Firstly, what does Cat D mean – It means the car has been written off in an accident.
Category D write off infers that the insurance company consider it uneconomical to repair but one that could be repaired and returned to the road given cost, time and technical ability.
Category A and B should never be returned to the road. Category B write off is one that is so badly damaged it can only be used for the salvaging of spare parts. Category A is one that is sent to the crusher.
It is worth noting that a Cat D write off isn’t always a big issue. I would be more inclined to walk away if the Cat D was recorded while the car was relatively new e.g. a £50k car new that is a few months old and has been declared as written off by the insurance company will most likely have hefty repair work.

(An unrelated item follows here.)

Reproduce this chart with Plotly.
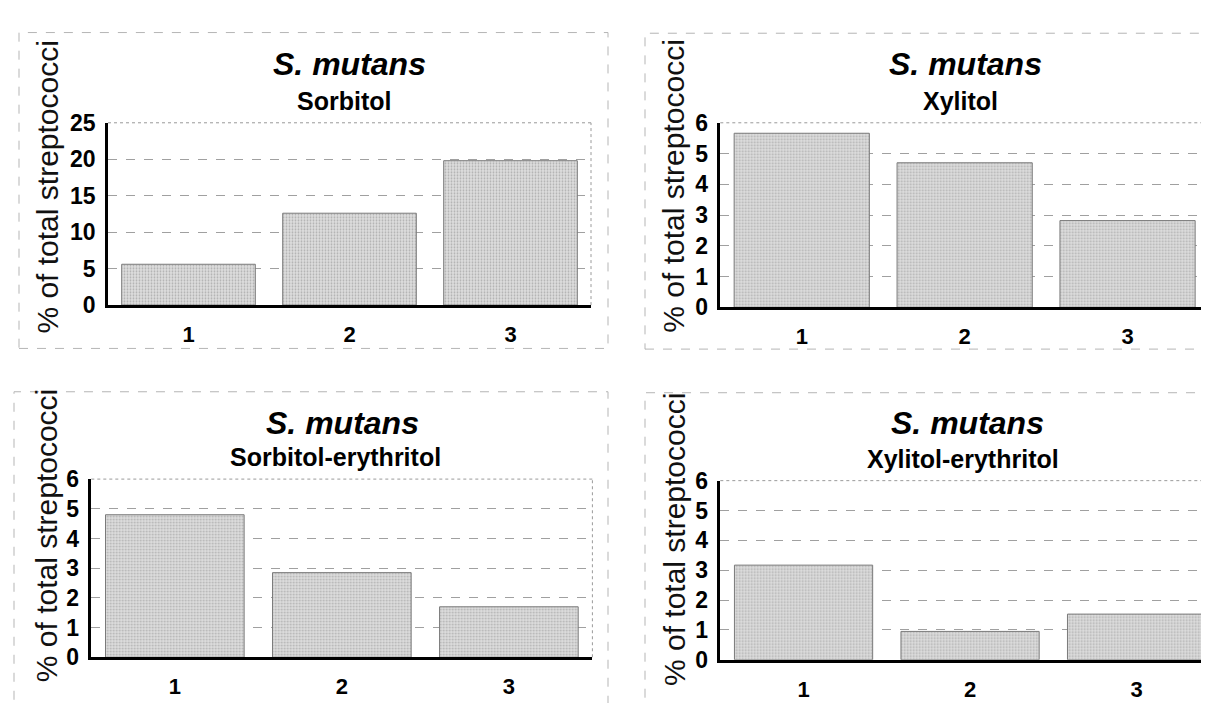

If, however the £50k car is now only worth £5k 10 years on and is a BMW (for example) then labour at £150+ per hour, a new front bumper, paint and some lights could nearly equal the value of the car. It’s then written off as not economical for the insurance company. Cat D can also apply to stolen recovered cars that have not been damaged.
Example of a worthy review given today’s Porsche 993 prices is a 78k miler 993 C2 in silver for just under £13k on Pistonheads. No paperwork but worth some digging.
Start with an HPI check. Investigate further by phoning dealerships and head office to get some history. Try calling MOT stations if you can find some clues of previous owners addresses on the V5. Have a specialist inspect the car.